>> Begin EXTRACTED MATERIAL

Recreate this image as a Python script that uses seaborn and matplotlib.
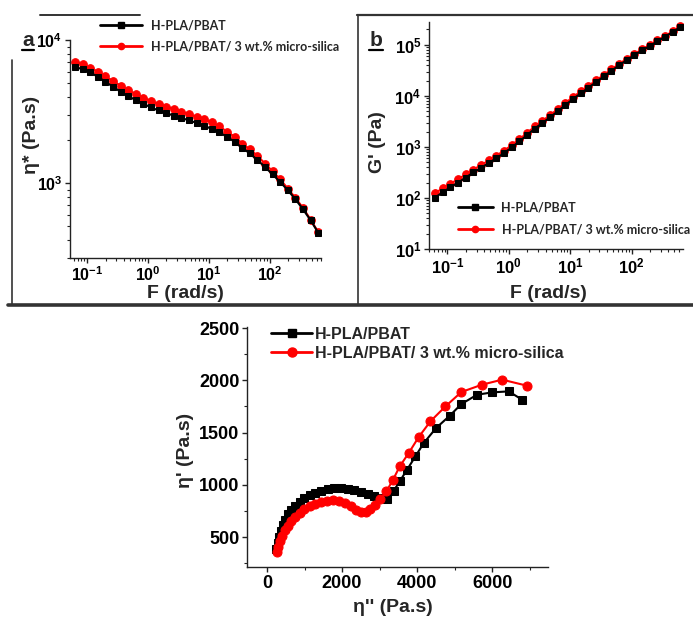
import matplotlib
matplotlib.use("Agg")
import matplotlib.pyplot as plt
import seaborn as sns
from matplotlib.lines import Line2D
from matplotlib.ticker import LogLocator, LogFormatterSciNotation, MultipleLocator, NullFormatter

# ---------------- data ----------------
# angular frequency sweep (rad/s)
freq = [0.0628, 0.0837, 0.1117, 0.149, 0.1986, 0.2648, 0.3532, 0.471, 0.628,
        0.837, 1.117, 1.49, 1.986, 2.648, 3.532, 4.71, 6.28, 8.37, 11.17, 14.9,
        19.86, 26.48, 35.32, 47.1, 62.8, 83.7, 111.7, 149, 198.6, 264.8, 353.2,
        471, 628]

# complex viscosity eta* (Pa.s)
eta_star_blend = [6500, 6240, 5940, 5540, 5110, 4720, 4350, 4060, 3800, 3590,
                  3380, 3220, 3090, 2960, 2860, 2740, 2640, 2520, 2390, 2260,
                  2110, 1945, 1765, 1615, 1450, 1300, 1150, 1020, 893, 773,
                  658, 551, 452]
eta_star_silica = [7050, 6760, 6400, 6000, 5570, 5170, 4790, 4470, 4180, 3950,
                   3740, 3565, 3420, 3295, 3150, 3030, 2905, 2790, 2660, 2490,
                   2290, 2110, 1890, 1720, 1555, 1370, 1210, 1065, 917, 790,
                   672, 557, 456]

# storage modulus G' (Pa)
g_blend = [102, 129, 162, 200, 251, 316, 389, 484, 603, 759, 977, 1290, 1700,
           2290, 2950, 3800, 5010, 6610, 8710, 11200, 14500, 18600, 24000,
           30900, 39800, 50100, 63100, 77600, 95500, 117000, 145000, 178000,
           224000]
g_silica = [124, 155, 191, 232, 289, 360, 440, 542, 675, 842, 1084, 1419, 1870,
            2519, 3245, 4180, 5511, 7271, 9494, 12208, 15660, 20088, 25680,
            33063, 42188, 53106, 66255, 81480, 99320, 121680, 149350, 183340,
            230720]

# Cole-Cole plot: eta'' (x) vs eta' (y), Pa.s
cc_blend_x = [250, 290, 330, 370, 420, 471, 551, 649, 756, 871, 996, 1138,
              1289, 1449, 1618, 1796, 1973, 2151, 2329, 2507, 2684, 2862,
              3022, 3200, 3378, 3538, 3733, 3956, 4178, 4507, 4871, 5182,
              5600, 6000, 6444, 6800]
cc_blend_y = [385, 442, 500, 557, 612, 666, 717, 761, 800, 838, 870, 899, 921,
              940, 956, 966, 966, 959, 950, 934, 911, 889, 870, 864, 943, 1033,
              1144, 1272, 1399, 1543, 1661, 1773, 1862, 1884, 1894, 1814]
cc_silica_x = [267, 293, 338, 400, 471, 551, 649, 756, 871, 996, 1138, 1289,
               1440, 1600, 1760, 1920, 2080, 2240, 2382, 2507, 2631, 2756,
               2871, 3022, 3182, 3351, 3538, 3778, 4044, 4356, 4756, 5182,
               5733, 6267, 6933]
cc_silica_y = [353, 404, 458, 513, 564, 608, 653, 694, 733, 765, 793, 819, 835,
               848, 851, 844, 825, 793, 761, 739, 739, 768, 809, 864, 937, 1042,
               1176, 1304, 1457, 1607, 1750, 1888, 1958, 2006, 1948]

labels = ["H-PLA/PBAT", "H-PLA/PBAT/ 3 wt.% micro-silica"]
RED = "#ff0000"
BLACK = "#000000"

# ---------------- style ----------------
sns.set_style("ticks")
plt.rcParams["font.family"] = ["Liberation Sans", "DejaVu Sans"]
plt.rcParams["font.weight"] = "bold"
plt.rcParams["mathtext.fontset"] = "custom"
plt.rcParams["mathtext.rm"] = "Liberation Sans:bold"
plt.rcParams["mathtext.it"] = "Liberation Sans:bold"
plt.rcParams["mathtext.bf"] = "Liberation Sans:bold"
plt.rcParams["mathtext.default"] = "rm"

W, H = 693, 626
fig = plt.figure(figsize=(W / 100, H / 100), dpi=100)


def box(left, top, right, bottom):
    return [left / W, 1 - bottom / H, (right - left) / W, (bottom - top) / H]


def fx(x):
    return x / W


def fy(y):
    return 1 - y / H


def style_axes(ax, tick_size):
    for s in ("top", "right"):
        ax.spines[s].set_visible(False)
    for s in ("left", "bottom"):
        ax.spines[s].set_linewidth(1.0)
        ax.spines[s].set_color("#222222")
    ax.tick_params(which="major", direction="out", length=3.5, width=1,
                   labelsize=tick_size, pad=2, colors="#222222")
    ax.tick_params(which="minor", direction="out", length=2, width=0.8,
                   colors="#222222")
    for lab in ax.get_xticklabels() + ax.get_yticklabels():
        lab.set_color("black")
    ax.set_xlabel("")
    ax.set_ylabel("")


def log_axis(axis):
    axis.set_major_locator(LogLocator(base=10, numticks=12))
    axis.set_minor_locator(LogLocator(base=10, subs=range(2, 10), numticks=12))
    axis.set_major_formatter(LogFormatterSciNotation())
    axis.set_minor_formatter(NullFormatter())


line_kw = dict(linewidth=1.5, sort=False, legend=False)

# ---------------- panel a: complex viscosity ----------------
ax_a = fig.add_axes(box(70, 40, 321, 258))
sns.lineplot(x=freq, y=eta_star_silica, ax=ax_a, color=RED, marker="o",
             markersize=5.5, markeredgecolor=RED, **line_kw)
sns.lineplot(x=freq, y=eta_star_blend, ax=ax_a, color=BLACK, marker="s",
             markersize=5, markeredgecolor=BLACK, **line_kw)
ax_a.set_xscale("log")
ax_a.set_yscale("log")
ax_a.set_xlim(0.052, 700)
ax_a.set_ylim(300, 10000)
log_axis(ax_a.xaxis)
log_axis(ax_a.yaxis)
style_axes(ax_a, 11.5)

# ---------------- panel b: storage modulus ----------------
ax_b = fig.add_axes(box(429, 22, 683, 249))
sns.lineplot(x=freq, y=g_silica, ax=ax_b, color=RED, marker="o",
             markersize=5.5, markeredgecolor=RED, **line_kw)
sns.lineplot(x=freq, y=g_blend, ax=ax_b, color=BLACK, marker="s",
             markersize=5, markeredgecolor=BLACK, **line_kw)
ax_b.set_xscale("log")
ax_b.set_yscale("log")
ax_b.set_xlim(0.05, 690)
ax_b.set_ylim(10, 2.8e5)
log_axis(ax_b.xaxis)
log_axis(ax_b.yaxis)
style_axes(ax_b, 12)

# ---------------- panel c: Cole-Cole plot ----------------
ax_c = fig.add_axes(box(247, 327, 548, 567))
sns.lineplot(x=cc_blend_x, y=cc_blend_y, ax=ax_c, color=BLACK, marker="s",
             markersize=6, markeredgecolor=BLACK, **line_kw)
sns.lineplot(x=cc_silica_x, y=cc_silica_y, ax=ax_c, color=RED, marker="o",
             markersize=6.5, markeredgecolor=RED, **line_kw)
ax_c.set_xlim(-533, 7490)
ax_c.set_ylim(213, 2510)
ax_c.xaxis.set_major_locator(MultipleLocator(2000))
ax_c.xaxis.set_minor_locator(MultipleLocator(1000))
ax_c.yaxis.set_major_locator(MultipleLocator(500))
ax_c.yaxis.set_minor_locator(MultipleLocator(250))
style_axes(ax_c, 13)

# ---------------- legends ----------------
h_black = Line2D([], [], color=BLACK, marker="s", markersize=4, linewidth=2)
h_red = Line2D([], [], color=RED, marker="o", markersize=4.5, linewidth=2)
h_black_c = Line2D([], [], color=BLACK, marker="s", markersize=6, linewidth=2)
h_red_c = Line2D([], [], color=RED, marker="o", markersize=6.5, linewidth=2)

leg_font = {"family": ["Lato", "DejaVu Sans"], "weight": "bold", "size": 9}
ax_a.legend([h_black, h_red], labels, loc="upper left",
            bbox_to_anchor=(fx(96), fy(16)), bbox_transform=fig.transFigure,
            frameon=False, prop=leg_font, handlelength=3.4,
            handletextpad=0.7, labelspacing=0.7, borderpad=0.3,
            borderaxespad=0)
ax_b.legend([h_black, h_red], labels, loc="upper left",
            bbox_to_anchor=(fx(454), fy(198)), bbox_transform=fig.transFigure,
            frameon=False, prop=leg_font, handlelength=2.8,
            handletextpad=0.7, labelspacing=0.75, borderpad=0.3,
            borderaxespad=0)
ax_c.legend([h_black_c, h_red_c], labels, loc="upper left",
            bbox_to_anchor=(fx(266), fy(322)), bbox_transform=fig.transFigure,
            frameon=False, prop={"weight": "bold", "size": 11.5},
            handlelength=2.6, handletextpad=0.15, labelspacing=0.25,
            borderpad=0.3, borderaxespad=0)

# ---------------- axis titles ----------------
lab_kw = dict(fontsize=14, fontweight="bold", ha="center", va="center")
fig.text(fx(31), fy(135), "η* (Pa.s)", rotation=90, **lab_kw)
fig.text(fx(185), fy(293), "F (rad/s)", **lab_kw)
fig.text(fx(378), fy(142), "G' (Pa)", rotation=90, **lab_kw)
fig.text(fx(548), fy(293), "F (rad/s)", **lab_kw)
fig.text(fx(186), fy(450), "η' (Pa.s)", rotation=90, **lab_kw)
fig.text(fx(393), fy(608), "η'' (Pa.s)", **lab_kw)

# panel letters (underlined)
fig.text(fx(28), fy(41), "a", fontsize=15, fontweight="bold",
         ha="center", va="center")
fig.add_artist(Line2D([fx(22), fx(34)], [fy(50), fy(50)], color="black",
                      linewidth=1.6))
fig.text(fx(376), fy(40), "b", fontsize=15, fontweight="bold",
         ha="center", va="center")
fig.add_artist(Line2D([fx(369), fx(383)], [fy(50), fy(50)], color="black",
                      linewidth=1.6))

# ---------------- panel frame lines ----------------
frame = "#333333"
fig.add_artist(Line2D([fx(40), fx(140)], [fy(15), fy(15)], color=frame, linewidth=1.4))
fig.add_artist(Line2D([fx(357), fx(693)], [fy(15), fy(15)], color=frame, linewidth=1.6))
fig.add_artist(Line2D([fx(12), fx(12)], [fy(60), fy(305)], color=frame, linewidth=1.2))
fig.add_artist(Line2D([fx(358), fx(358)], [fy(15), fy(305)], color=frame, linewidth=1.2))
fig.add_artist(Line2D([fx(8), fx(693)], [fy(305), fy(305)], color=frame, linewidth=2.6))

fig.savefig("out.png", dpi=100)
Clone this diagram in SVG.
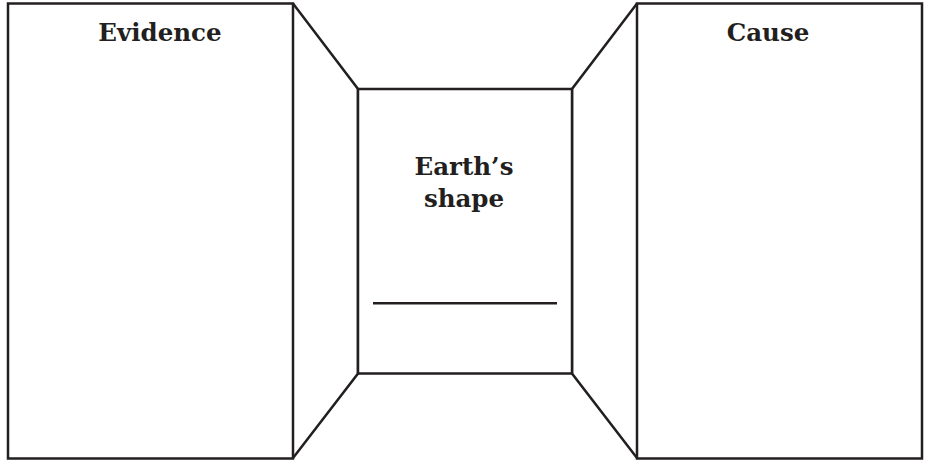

>> End EXTRACTED MATERIAL

- TASK STATEMENT
Count each line above in which the string "seaborn" appears, then state only the total.

- OUTPUT FOR THIS EXERCISE
2